We’d wake up every morning and write down what we would do that day. In morning breath, hazy vision and bad handwriting, we’d scribble down errands for the both of us. I’d arise first and prepare something for us while she yelled at me for thinking of her as weak. I’d say that it was a competition and I’d lost so doing the housework was my fee. She’d laugh and then slowly return to her bed.
And now to think back without her feels like a punishment. Every day seems like a drag now. I wonder if she would appear from behind the curtains and smile at me. I picture her at the door, standing there and just staring at me with her ocean eyes. I sleep on her side of the bed, hoping to feel the same warmth again.

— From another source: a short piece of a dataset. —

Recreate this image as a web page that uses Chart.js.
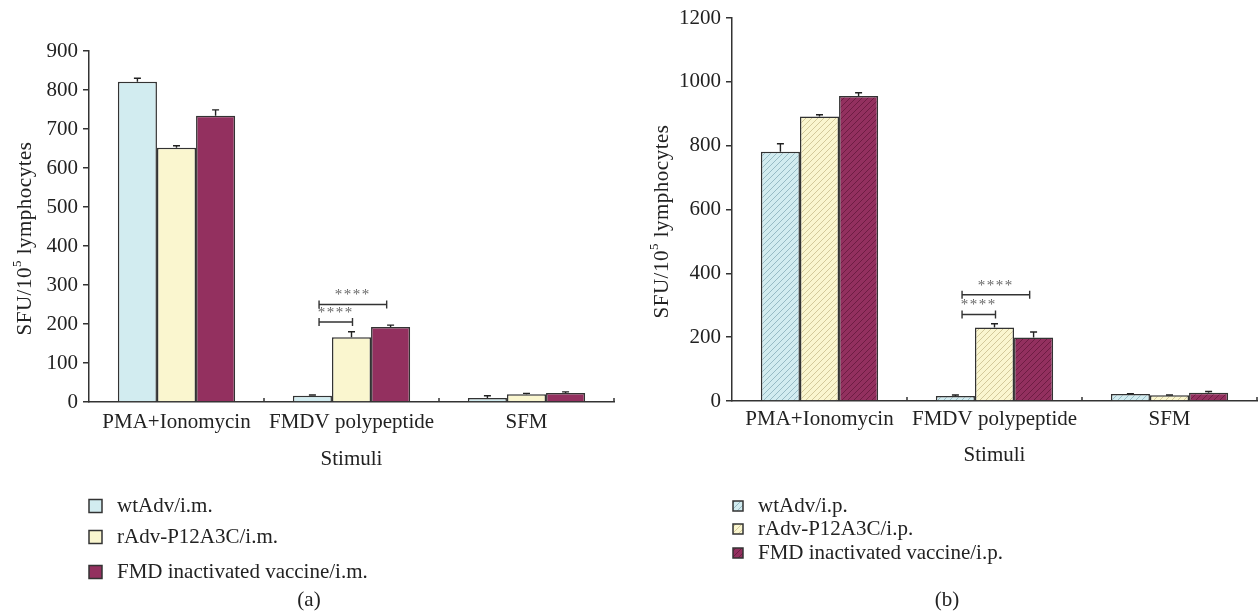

The final few days were glum. Those were the only days which were in which I felt completely lost. They were filled with a silent chaos. She’d walk around, trying to remember what she was doing and then come back crying to me and then forget why she was crying. And then I’d tell her that everything was alright, when I knew it was not. Those days, somehow I knew that the end was near and soon I’d lose the only thing that mattered in my life. I had a fear of losing everything that I was. I never once, in all that time, regretted helping her. Never did I ever think of it all as a ‘burden’ or duty of sort. I did all out of the love we had in between us in all these years.
Sometimes at night I’d awake and wonder what life would be without her. It is colourless and slow. Everything seems stopped in time and only filled with wishful thinking of what my life was.
What our life was.
The empty counters and the empty chair next to mine, the silent house is deafening.
It seemed all too painful. As I stood in our tiny garden, I remembered her intense dislike for daisies and how it reminded her of funerals. Funny, most of the people brought the same for her. The funeral was held in the early hours of morning. People came, shared a sympathetic pat on the shoulder and then left. It had been hours since the last guest left but I was still standing there. I wanted to be the last one to see her go. I wanted to be the only one to be there when she was finally leaving forever.
And there I stood, as the rain poured in a drizzle, still keeping the promises we’d made to never let go.